● Required work
Write out word for word each line of the records, beginning at the first and stopping after the line with "plt.rcParams['font.family'] = ['Liberation". Leave the pictures out.
=======
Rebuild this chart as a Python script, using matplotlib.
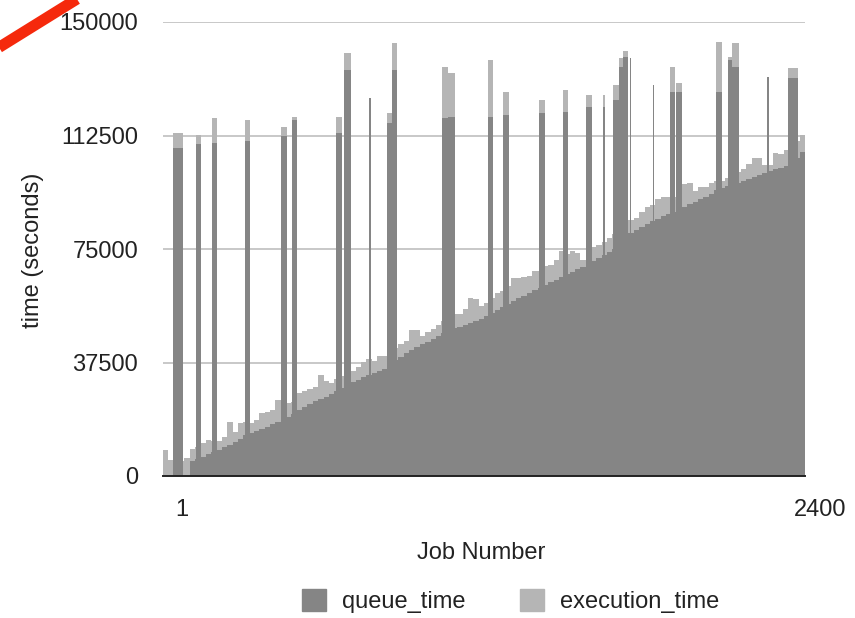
import numpy as np
import matplotlib
matplotlib.use("Agg")
import matplotlib.pyplot as plt
from matplotlib.patches import Patch
from matplotlib.lines import Line2D

plt.rcParams['font.family'] = ['Liberation Sans', 'DejaVu Sans']

# queue / execution time per block of 20 jobs (seconds)
block_size = 20
queue_blocks = [0, 0, 0, 0, 0, 5000, 5600, 6300, 7300, 7900,
                8600, 9600, 10200, 11200, 12200, 13500, 14200, 14900, 15500, 16200,
                17200, 17800, 18500, 19500, 20500, 21800, 22800, 23800, 24800, 25400,
                26100, 27100, 28100, 29100, 30100, 31100, 31700, 32700, 33400, 34000,
                34700, 35400, 36000, 38300, 39300, 40600, 41600, 42600, 43600, 44300,
                45300, 46300, 47200, 47900, 48900, 49200, 49900, 50600, 51200, 51900,
                52900, 53900, 54800, 55800, 56800, 57800, 58800, 59500, 60500, 61500,
                62100, 63100, 64100, 64800, 65700, 66700, 67400, 68400, 69100, 70000,
                71000, 72000, 73000, 74000, 75000, 75700, 76300, 80300, 81300, 82300,
                83300, 84300, 84900, 85900, 86600, 87200, 88200, 88900, 89900, 90500,
                91500, 92200, 93200, 94500, 95200, 95800, 96500, 96800, 97500, 98100,
                98800, 99500, 100100, 100800, 101400, 101800, 102400, 103100, 105100, 107100]
exec_blocks = [8600, 5300, 5000, 5000, 6000, 4000, 4000, 4600, 4600, 3600,
               3000, 3300, 7600, 3300, 5300, 4300, 3300, 3600, 5300, 5000,
               4600, 7300, 5000, 4600, 4000, 5600, 5300, 5000, 4600, 7900,
               5300, 3600, 4000, 4000, 3600, 3600, 4300, 5000, 5300, 4000,
               5000, 4300, 4000, 4000, 4300, 4000, 6600, 5600, 2600, 3300,
               3300, 3600, 4000, 4000, 4600, 4300, 5300, 8300, 7300, 4300,
               4300, 5000, 5600, 5300, 6000, 7600, 6600, 6300, 5600, 6300,
               5600, 6300, 5600, 6600, 8600, 6600, 6900, 5300, 2300, 3000,
               4600, 4300, 4300, 4600, 5000, 5000, 4600, 4300, 4000, 5000,
               5600, 5300, 6600, 6300, 5600, 5000, 6300, 7600, 6900, 3600,
               4000, 3300, 3600, 3000, 2300, 2600, 3000, 3600, 4000, 5000,
               6300, 5600, 2600, 2000, 5300, 4600, 5300, 5000, 5600, 5600]

# jobs that waited far longer than their neighbours
spike_start = [37, 123, 183, 307, 441, 482, 646, 676, 770, 837, 856, 1043, 1065, 1215, 1271,
               1405, 1495, 1581, 1644, 1681, 1704, 1719, 1745, 1831, 1895, 1917, 2067, 2112,
               2127, 2257, 2335]
spike_width = [37, 19, 19, 19, 22, 19, 22, 26, 6, 19, 19, 22, 26, 19, 22,
               22, 19, 22, 8, 22, 15, 19, 6, 6, 19, 22, 22, 15,
               26, 8, 37]
spike_queue = [108400, 109700, 110000, 110700, 112300, 117600, 113300, 134100, 125000, 116600,
               134100, 118300, 118600, 118600, 119300, 119900, 120300, 121900, 122000, 124200,
               135100, 138400, 138100, 129200, 126900, 126900, 126900, 137400, 135100, 131800,
               131500]
spike_exec = [5000, 3000, 8300, 6900, 3000, 1000, 5300, 5700, 0, 3300,
              9000, 16800, 14500, 18800, 7600, 4300, 7300, 4000, 4000, 5000,
              3000, 2000, 0, 0, 8200, 3000, 16500, 1000, 8000, 0,
              3300]

n_jobs = 2400
y_ticks = [0, 37500, 75000, 112500, 150000]

dark = '#858585'
light = '#b5b5b5'

fig = plt.figure(figsize=(8.55, 6.18), dpi=100)
ax = fig.add_axes([163 / 855, 1 - 476 / 618, 642 / 855, 454 / 618])

edges = np.arange(0, n_jobs + 1, block_size)
q = np.append(queue_blocks, queue_blocks[-1])
total = q + np.append(exec_blocks, exec_blocks[-1])
ax.fill_between(edges, q, total, step='post', color=light, linewidth=0, zorder=2)
ax.fill_between(edges, 0, q, step='post', color=dark, linewidth=0, zorder=2)

ax.bar(spike_start, spike_queue, width=spike_width, align='edge', color=dark,
       linewidth=0, zorder=3)
ax.bar(spike_start, spike_exec, width=spike_width, bottom=spike_queue, align='edge',
       color=light, linewidth=0, zorder=3)

ax.set_xlim(0, n_jobs)
ax.set_ylim(0, 150000)
ax.set_yticks(y_ticks)
ax.set_yticklabels([str(t) for t in y_ticks])
ax.set_xticks([])
ax.tick_params(axis='y', length=0, pad=18, labelsize=17, labelcolor='#222222')
for t in y_ticks[1:]:
    ax.axhline(t, color='#c4c4c4', linewidth=1.3, zorder=1)
for side in ['left', 'right', 'top']:
    ax.spines[side].set_visible(False)
ax.spines['bottom'].set_color('#222222')
ax.spines['bottom'].set_linewidth(1.4)
ax.spines['bottom'].set_zorder(4)

ax.text(182 / 855, 1 - 510 / 618, '1', transform=fig.transFigure, ha='center', va='center',
        fontsize=17, color='#222222')
ax.text(820 / 855, 1 - 510 / 618, '2400', transform=fig.transFigure, ha='center', va='center',
        fontsize=17, color='#222222')
fig.text(481 / 855, 1 - 553 / 618, 'Job Number', ha='center', va='center', fontsize=17,
         color='#222222')
fig.text(33 / 855, 1 - 250 / 618, 'time (seconds)', ha='center', va='center', rotation=90,
         fontsize=17, color='#222222')

handles = [Patch(color=dark, label='queue_time'), Patch(color=light, label='execution_time')]
fig.legend(handles=handles, loc='center', bbox_to_anchor=(511 / 855, 1 - 601 / 618), ncol=2,
           frameon=False, fontsize=17, handlelength=1.0, handleheight=1.1, handletextpad=0.7,
           columnspacing=2.3, labelcolor='#222222')

# red stroke across the top-left corner
fig.add_artist(Line2D([-10 / 855, 85 / 855], [1 - 53 / 618, 1 + 6 / 618], transform=fig.transFigure,
                      color='#f5290c', linewidth=8, solid_capstyle='butt'))

fig.savefig('out.png', dpi=100)
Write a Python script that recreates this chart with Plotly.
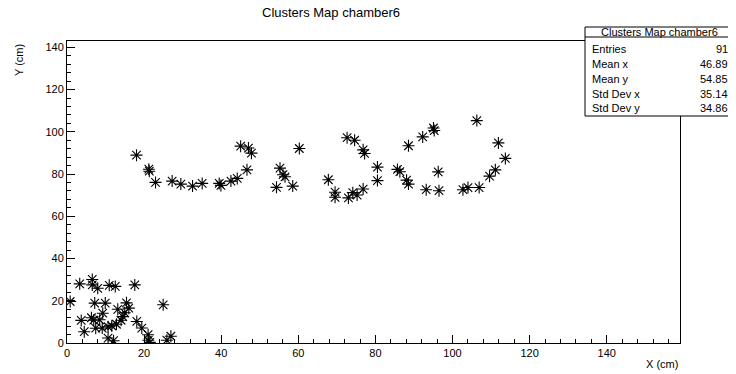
import plotly.graph_objects as go

# ---- data (cm) ----
x_cm = [18.03, 21.22, 21.35, 22.96, 27.27, 29.53, 32.57, 35.06, 39.48, 39.92,
        42.52, 44.16, 46.68, 45.04, 47.06, 47.84, 55.25, 56.03, 56.55, 54.34,
        58.55, 60.26, 67.79, 69.53, 69.53, 72.99, 74.13, 75.25, 76.81, 72.65,
        74.60, 76.81, 77.19, 80.52, 80.52, 85.71, 86.34, 88.08, 88.57, 88.57,
        92.26, 95.06, 95.25, 96.29, 93.17, 96.49, 102.7, 104.0, 106.9, 106.3,
        111.9, 113.7, 111.1, 109.6,
        0.83, 3.30, 6.55, 6.55, 7.97, 10.96, 12.52, 17.58, 7.19, 9.92,
        9.27, 3.69, 6.34, 6.94, 8.49, 4.47, 7.45, 9.14, 10.65, 11.61,
        12.83, 13.17, 14.03, 14.47, 15.43, 16.03, 14.99, 18.10, 19.40, 21.04,
        21.09, 21.48, 24.94, 25.90, 26.94, 10.65, 12.08]
y_cm = [88.95, 82.30, 81.35, 76.05, 76.67, 75.25, 74.30, 75.58, 75.58, 74.63,
        76.67, 77.94, 82.00, 93.20, 92.30, 89.90, 82.80, 79.70, 78.70, 73.70,
        74.30, 92.10, 77.30, 71.40, 69.00, 68.70, 71.20, 70.05, 72.90, 97.20,
        96.00, 91.45, 89.75, 83.30, 76.90, 82.20, 81.10, 77.10, 75.25, 93.40,
        97.60, 101.8, 100.6, 81.05, 72.60, 72.10, 72.60, 73.60, 73.60, 105.3,
        94.75, 87.40, 82.00, 79.00,
        19.65, 28.00, 30.10, 27.50, 25.90, 27.30, 26.80, 27.50, 18.90, 18.90,
        14.10, 10.70, 11.95, 10.80, 11.00, 5.34, 7.00, 7.09, 7.70, 8.17,
        8.88, 15.97, 10.77, 12.50, 19.00, 16.50, 14.30, 10.20, 7.09, 3.92,
        1.32, 0.30, 18.10, 1.32, 3.20, 2.36, 1.09]

title_text = "Clusters Map chamber6"
stat_names = ["Entries", "Mean x", "Mean y", "Std Dev x", "Std Dev y"]
stat_values = ["91", "46.89", "54.85", "35.14", "34.86"]

# page body has an 8px default margin; figure is placed at (8, 8)
OFF = 8
W, H = 736 - OFF, 374 - OFF
# plot frame in page pixels: left 67, right 680, top 41, bottom 343
ML = 67 - OFF
MT = 41 - OFF
MR = W - (680 - OFF)
MB = H - (343 - OFF)
PW, PH = W - ML - MR, H - MT - MB

def px(xp):
    return (xp - OFF - ML) / PW

def py(yp):
    return 1 - (yp - OFF - MT) / PH

FONT = "Liberation Sans, Arial, Helvetica, sans-serif"

fig = go.Figure()
fig.add_trace(go.Scatter(
    x=x_cm, y=y_cm, mode="markers",
    marker=dict(symbol="asterisk-open", size=10, color="black",
                line=dict(color="black", width=1.1)),
    showlegend=False, hoverinfo="x+y"))

axis_common = dict(
    showgrid=False, zeroline=False, showline=True, linecolor="black",
    linewidth=1, mirror=True, ticks="inside", ticklen=8, tickcolor="black",
    tickwidth=1, dtick=20, tick0=0,
    minor=dict(ticks="inside", ticklen=4, dtick=4, tickcolor="black", tickwidth=1),
    tickfont=dict(family=FONT, size=11, color="black"))

fig.update_xaxes(range=[0, 159], **axis_common)
fig.update_yaxes(range=[0, 143], **axis_common)

ann = []
# main title
ann.append(dict(x=px(331), y=py(12), xref="paper", yref="paper", text=title_text,
                showarrow=False, font=dict(family=FONT, size=13, color="black"),
                xanchor="center", yanchor="middle"))
# axis titles
ann.append(dict(x=px(680), y=py(364), xref="paper", yref="paper", text="X (cm)",
                showarrow=False, font=dict(family=FONT, size=11, color="black"),
                xanchor="right", yanchor="middle"))
ann.append(dict(x=px(19), y=py(42), xref="paper", yref="paper", text="Y (cm)",
                showarrow=False, textangle=-90,
                font=dict(family=FONT, size=11, color="black"),
                xanchor="center", yanchor="top"))

# stats box
bx0, bx1, by0, by1 = 585, 734, 27, 116
sep = 37
shapes = [
    dict(type="rect", xref="paper", yref="paper", x0=px(bx0), x1=px(bx1),
         y0=py(by1), y1=py(by0), line=dict(color="black", width=1),
         fillcolor="white", layer="above"),
    dict(type="line", xref="paper", yref="paper", x0=px(bx0), x1=px(bx1),
         y0=py(sep), y1=py(sep), line=dict(color="black", width=1), layer="above"),
]
ann.append(dict(x=px((bx0 + bx1) / 2), y=py(32), xref="paper", yref="paper",
                text=title_text, showarrow=False,
                font=dict(family=FONT, size=11, color="black"),
                xanchor="center", yanchor="middle"))
row_y = [49, 64, 79, 94, 108.5]
for name, val, ry in zip(stat_names, stat_values, row_y):
    ann.append(dict(x=px(590), y=py(ry), xref="paper", yref="paper", text=name,
                    showarrow=False, font=dict(family=FONT, size=11, color="black"),
                    xanchor="left", yanchor="middle"))
    ann.append(dict(x=px(730), y=py(ry), xref="paper", yref="paper", text=val,
                    showarrow=False, font=dict(family=FONT, size=11, color="black"),
                    xanchor="right", yanchor="middle"))

fig.update_layout(
    width=W, height=H, margin=dict(l=ML, r=MR, t=MT, b=MB, autoexpand=False),
    paper_bgcolor="white", plot_bgcolor="white",
    annotations=ann, shapes=shapes, showlegend=False)

fig.write_html("out.html")
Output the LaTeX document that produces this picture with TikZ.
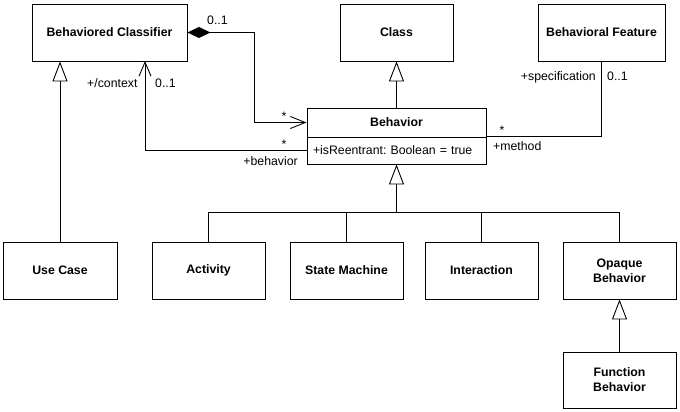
=======
● Response to the task
Rebuild this chart as a Python script, using matplotlib.
import numpy as np
import matplotlib
matplotlib.use("Agg")
import matplotlib.pyplot as plt
from matplotlib.patches import Patch
from matplotlib.lines import Line2D

plt.rcParams['font.family'] = ['Liberation Sans', 'DejaVu Sans']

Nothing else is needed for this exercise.